• [Exercise requirements]
Transcribe the listing exactly, leaving out every picture.

--- START Raw data ---

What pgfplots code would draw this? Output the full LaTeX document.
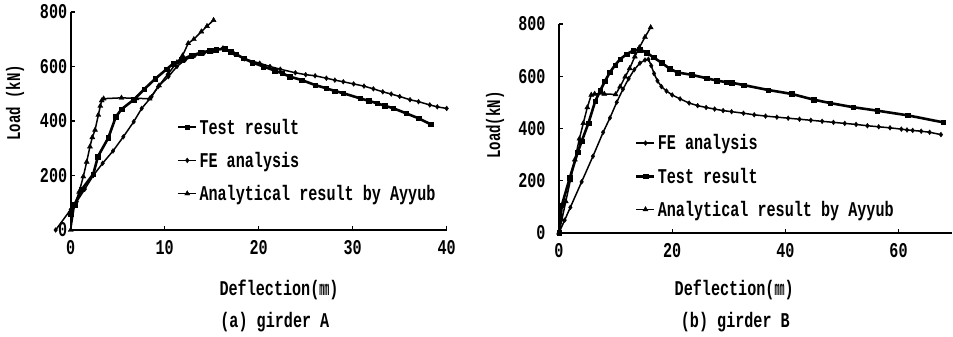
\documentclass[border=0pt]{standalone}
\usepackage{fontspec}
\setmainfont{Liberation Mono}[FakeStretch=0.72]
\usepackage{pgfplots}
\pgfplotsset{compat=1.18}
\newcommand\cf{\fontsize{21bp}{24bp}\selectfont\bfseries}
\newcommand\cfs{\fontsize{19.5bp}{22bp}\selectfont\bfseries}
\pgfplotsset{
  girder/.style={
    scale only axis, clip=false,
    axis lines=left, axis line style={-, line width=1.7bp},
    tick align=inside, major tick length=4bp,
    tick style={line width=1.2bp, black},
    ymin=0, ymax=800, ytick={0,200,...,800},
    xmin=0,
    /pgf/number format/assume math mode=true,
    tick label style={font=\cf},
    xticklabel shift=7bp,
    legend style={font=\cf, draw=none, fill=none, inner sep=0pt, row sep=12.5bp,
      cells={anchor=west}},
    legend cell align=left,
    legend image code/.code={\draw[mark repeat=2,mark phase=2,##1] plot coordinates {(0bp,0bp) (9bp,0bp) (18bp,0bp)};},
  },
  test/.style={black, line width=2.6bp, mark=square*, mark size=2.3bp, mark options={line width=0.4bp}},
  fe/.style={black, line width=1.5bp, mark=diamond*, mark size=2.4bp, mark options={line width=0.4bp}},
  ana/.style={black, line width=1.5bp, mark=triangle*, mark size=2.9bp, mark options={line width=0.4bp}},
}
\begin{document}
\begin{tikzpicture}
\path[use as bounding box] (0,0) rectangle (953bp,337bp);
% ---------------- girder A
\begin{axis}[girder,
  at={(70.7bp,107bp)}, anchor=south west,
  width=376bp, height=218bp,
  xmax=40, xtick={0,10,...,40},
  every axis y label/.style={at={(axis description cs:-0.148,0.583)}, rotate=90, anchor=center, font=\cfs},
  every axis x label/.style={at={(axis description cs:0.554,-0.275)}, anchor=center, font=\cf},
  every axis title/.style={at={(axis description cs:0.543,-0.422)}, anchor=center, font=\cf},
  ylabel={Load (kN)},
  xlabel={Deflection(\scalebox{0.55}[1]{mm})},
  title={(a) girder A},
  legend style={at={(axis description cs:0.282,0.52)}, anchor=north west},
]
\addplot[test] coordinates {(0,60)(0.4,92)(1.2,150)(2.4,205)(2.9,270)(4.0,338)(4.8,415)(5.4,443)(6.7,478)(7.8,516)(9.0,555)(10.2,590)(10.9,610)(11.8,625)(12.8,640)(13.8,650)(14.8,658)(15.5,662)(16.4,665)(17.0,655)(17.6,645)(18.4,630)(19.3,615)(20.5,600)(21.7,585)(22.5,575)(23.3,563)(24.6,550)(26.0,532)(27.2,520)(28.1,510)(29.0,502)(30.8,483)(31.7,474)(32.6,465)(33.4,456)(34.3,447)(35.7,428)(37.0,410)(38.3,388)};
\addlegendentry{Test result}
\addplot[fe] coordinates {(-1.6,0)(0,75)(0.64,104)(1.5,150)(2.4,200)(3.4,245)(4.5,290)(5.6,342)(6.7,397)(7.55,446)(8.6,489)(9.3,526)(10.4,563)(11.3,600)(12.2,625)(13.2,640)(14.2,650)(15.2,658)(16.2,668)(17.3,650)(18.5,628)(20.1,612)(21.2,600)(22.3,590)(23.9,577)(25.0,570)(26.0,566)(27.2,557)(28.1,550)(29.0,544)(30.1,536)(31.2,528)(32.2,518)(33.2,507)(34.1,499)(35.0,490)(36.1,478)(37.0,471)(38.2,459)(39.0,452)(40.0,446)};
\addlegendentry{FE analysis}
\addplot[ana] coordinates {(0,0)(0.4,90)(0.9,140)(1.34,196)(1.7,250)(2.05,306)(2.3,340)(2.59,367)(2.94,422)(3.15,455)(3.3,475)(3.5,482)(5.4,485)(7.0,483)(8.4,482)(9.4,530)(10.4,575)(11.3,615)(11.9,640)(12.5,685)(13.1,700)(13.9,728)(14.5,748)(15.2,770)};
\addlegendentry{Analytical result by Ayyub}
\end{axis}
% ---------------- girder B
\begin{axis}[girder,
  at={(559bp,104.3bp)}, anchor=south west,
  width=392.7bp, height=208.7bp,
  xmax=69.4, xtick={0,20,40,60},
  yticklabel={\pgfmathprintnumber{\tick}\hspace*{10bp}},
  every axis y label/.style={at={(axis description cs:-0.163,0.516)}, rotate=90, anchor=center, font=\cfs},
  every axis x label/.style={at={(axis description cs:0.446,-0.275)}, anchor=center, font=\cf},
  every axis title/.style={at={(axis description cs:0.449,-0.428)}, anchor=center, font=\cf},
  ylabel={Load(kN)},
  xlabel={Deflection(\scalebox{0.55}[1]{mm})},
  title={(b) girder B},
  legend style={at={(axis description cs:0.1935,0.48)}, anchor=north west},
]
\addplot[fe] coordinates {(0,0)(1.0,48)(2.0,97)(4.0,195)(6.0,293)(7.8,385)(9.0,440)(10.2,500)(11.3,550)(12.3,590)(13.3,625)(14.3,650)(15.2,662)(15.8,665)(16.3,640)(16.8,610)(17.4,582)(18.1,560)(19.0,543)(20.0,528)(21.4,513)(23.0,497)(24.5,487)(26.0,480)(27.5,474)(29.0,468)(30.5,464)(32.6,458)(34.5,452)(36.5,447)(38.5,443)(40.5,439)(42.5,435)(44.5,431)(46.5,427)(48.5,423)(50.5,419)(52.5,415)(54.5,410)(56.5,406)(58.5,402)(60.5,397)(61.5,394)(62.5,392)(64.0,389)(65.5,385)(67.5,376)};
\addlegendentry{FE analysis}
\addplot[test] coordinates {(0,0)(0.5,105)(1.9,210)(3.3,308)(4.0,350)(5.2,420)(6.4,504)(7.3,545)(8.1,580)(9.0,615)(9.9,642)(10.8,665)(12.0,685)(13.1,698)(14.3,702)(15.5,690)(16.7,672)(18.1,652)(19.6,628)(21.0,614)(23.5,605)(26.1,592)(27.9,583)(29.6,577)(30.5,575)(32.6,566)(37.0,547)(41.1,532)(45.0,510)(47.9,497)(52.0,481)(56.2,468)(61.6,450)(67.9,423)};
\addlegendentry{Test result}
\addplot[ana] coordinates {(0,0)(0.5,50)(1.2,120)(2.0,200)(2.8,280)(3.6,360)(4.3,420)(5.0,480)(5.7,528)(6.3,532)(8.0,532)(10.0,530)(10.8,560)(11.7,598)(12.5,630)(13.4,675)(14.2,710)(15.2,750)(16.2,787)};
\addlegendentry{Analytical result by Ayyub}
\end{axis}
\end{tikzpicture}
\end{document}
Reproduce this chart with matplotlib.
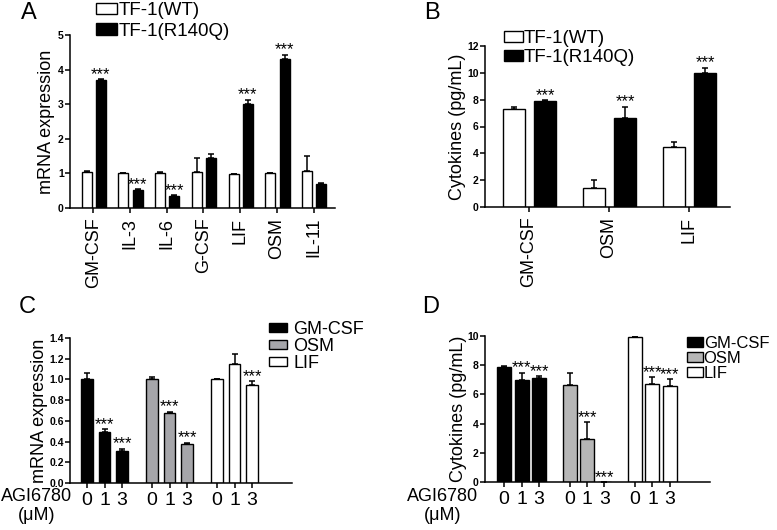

--- END Raw data ---

• [In response]
What pgfplots code would draw this? Output the full LaTeX document.
\documentclass[border=0pt]{standalone}
\usepackage{fontspec}
\setmainfont{Liberation Mono}[FakeStretch=0.72]
\usepackage{pgfplots}
\pgfplotsset{compat=1.18}
\newcommand\cf{\fontsize{21bp}{24bp}\selectfont\bfseries}
\newcommand\cfs{\fontsize{19.5bp}{22bp}\selectfont\bfseries}
\pgfplotsset{
  girder/.style={
    scale only axis, clip=false,
    axis lines=left, axis line style={-, line width=1.7bp},
    tick align=inside, major tick length=4bp,
    tick style={line width=1.2bp, black},
    ymin=0, ymax=800, ytick={0,200,...,800},
    xmin=0,
    /pgf/number format/assume math mode=true,
    tick label style={font=\cf},
    xticklabel shift=7bp,
    legend style={font=\cf, draw=none, fill=none, inner sep=0pt, row sep=12.5bp,
      cells={anchor=west}},
    legend cell align=left,
    legend image code/.code={\draw[mark repeat=2,mark phase=2,##1] plot coordinates {(0bp,0bp) (9bp,0bp) (18bp,0bp)};},
  },
  test/.style={black, line width=2.6bp, mark=square*, mark size=2.3bp, mark options={line width=0.4bp}},
  fe/.style={black, line width=1.5bp, mark=diamond*, mark size=2.4bp, mark options={line width=0.4bp}},
  ana/.style={black, line width=1.5bp, mark=triangle*, mark size=2.9bp, mark options={line width=0.4bp}},
}
\begin{document}
\begin{tikzpicture}
\path[use as bounding box] (0,0) rectangle (953bp,337bp);
% ---------------- girder A
\begin{axis}[girder,
  at={(70.7bp,107bp)}, anchor=south west,
  width=376bp, height=218bp,
  xmax=40, xtick={0,10,...,40},
  every axis y label/.style={at={(axis description cs:-0.148,0.583)}, rotate=90, anchor=center, font=\cfs},
  every axis x label/.style={at={(axis description cs:0.554,-0.275)}, anchor=center, font=\cf},
  every axis title/.style={at={(axis description cs:0.543,-0.422)}, anchor=center, font=\cf},
  ylabel={Load (kN)},
  xlabel={Deflection(\scalebox{0.55}[1]{mm})},
  title={(a) girder A},
  legend style={at={(axis description cs:0.282,0.52)}, anchor=north west},
]
\addplot[test] coordinates {(0,60)(0.4,92)(1.2,150)(2.4,205)(2.9,270)(4.0,338)(4.8,415)(5.4,443)(6.7,478)(7.8,516)(9.0,555)(10.2,590)(10.9,610)(11.8,625)(12.8,640)(13.8,650)(14.8,658)(15.5,662)(16.4,665)(17.0,655)(17.6,645)(18.4,630)(19.3,615)(20.5,600)(21.7,585)(22.5,575)(23.3,563)(24.6,550)(26.0,532)(27.2,520)(28.1,510)(29.0,502)(30.8,483)(31.7,474)(32.6,465)(33.4,456)(34.3,447)(35.7,428)(37.0,410)(38.3,388)};
\addlegendentry{Test result}
\addplot[fe] coordinates {(-1.6,0)(0,75)(0.64,104)(1.5,150)(2.4,200)(3.4,245)(4.5,290)(5.6,342)(6.7,397)(7.55,446)(8.6,489)(9.3,526)(10.4,563)(11.3,600)(12.2,625)(13.2,640)(14.2,650)(15.2,658)(16.2,668)(17.3,650)(18.5,628)(20.1,612)(21.2,600)(22.3,590)(23.9,577)(25.0,570)(26.0,566)(27.2,557)(28.1,550)(29.0,544)(30.1,536)(31.2,528)(32.2,518)(33.2,507)(34.1,499)(35.0,490)(36.1,478)(37.0,471)(38.2,459)(39.0,452)(40.0,446)};
\addlegendentry{FE analysis}
\addplot[ana] coordinates {(0,0)(0.4,90)(0.9,140)(1.34,196)(1.7,250)(2.05,306)(2.3,340)(2.59,367)(2.94,422)(3.15,455)(3.3,475)(3.5,482)(5.4,485)(7.0,483)(8.4,482)(9.4,530)(10.4,575)(11.3,615)(11.9,640)(12.5,685)(13.1,700)(13.9,728)(14.5,748)(15.2,770)};
\addlegendentry{Analytical result by Ayyub}
\end{axis}
% ---------------- girder B
\begin{axis}[girder,
  at={(559bp,104.3bp)}, anchor=south west,
  width=392.7bp, height=208.7bp,
  xmax=69.4, xtick={0,20,40,60},
  yticklabel={\pgfmathprintnumber{\tick}\hspace*{10bp}},
  every axis y label/.style={at={(axis description cs:-0.163,0.516)}, rotate=90, anchor=center, font=\cfs},
  every axis x label/.style={at={(axis description cs:0.446,-0.275)}, anchor=center, font=\cf},
  every axis title/.style={at={(axis description cs:0.449,-0.428)}, anchor=center, font=\cf},
  ylabel={Load(kN)},
  xlabel={Deflection(\scalebox{0.55}[1]{mm})},
  title={(b) girder B},
  legend style={at={(axis description cs:0.1935,0.48)}, anchor=north west},
]
\addplot[fe] coordinates {(0,0)(1.0,48)(2.0,97)(4.0,195)(6.0,293)(7.8,385)(9.0,440)(10.2,500)(11.3,550)(12.3,590)(13.3,625)(14.3,650)(15.2,662)(15.8,665)(16.3,640)(16.8,610)(17.4,582)(18.1,560)(19.0,543)(20.0,528)(21.4,513)(23.0,497)(24.5,487)(26.0,480)(27.5,474)(29.0,468)(30.5,464)(32.6,458)(34.5,452)(36.5,447)(38.5,443)(40.5,439)(42.5,435)(44.5,431)(46.5,427)(48.5,423)(50.5,419)(52.5,415)(54.5,410)(56.5,406)(58.5,402)(60.5,397)(61.5,394)(62.5,392)(64.0,389)(65.5,385)(67.5,376)};
\addlegendentry{FE analysis}
\addplot[test] coordinates {(0,0)(0.5,105)(1.9,210)(3.3,308)(4.0,350)(5.2,420)(6.4,504)(7.3,545)(8.1,580)(9.0,615)(9.9,642)(10.8,665)(12.0,685)(13.1,698)(14.3,702)(15.5,690)(16.7,672)(18.1,652)(19.6,628)(21.0,614)(23.5,605)(26.1,592)(27.9,583)(29.6,577)(30.5,575)(32.6,566)(37.0,547)(41.1,532)(45.0,510)(47.9,497)(52.0,481)(56.2,468)(61.6,450)(67.9,423)};
\addlegendentry{Test result}
\addplot[ana] coordinates {(0,0)(0.5,50)(1.2,120)(2.0,200)(2.8,280)(3.6,360)(4.3,420)(5.0,480)(5.7,528)(6.3,532)(8.0,532)(10.0,530)(10.8,560)(11.7,598)(12.5,630)(13.4,675)(14.2,710)(15.2,750)(16.2,787)};
\addlegendentry{Analytical result by Ayyub}
\end{axis}
\end{tikzpicture}
\end{document}
Reproduce this chart with matplotlib.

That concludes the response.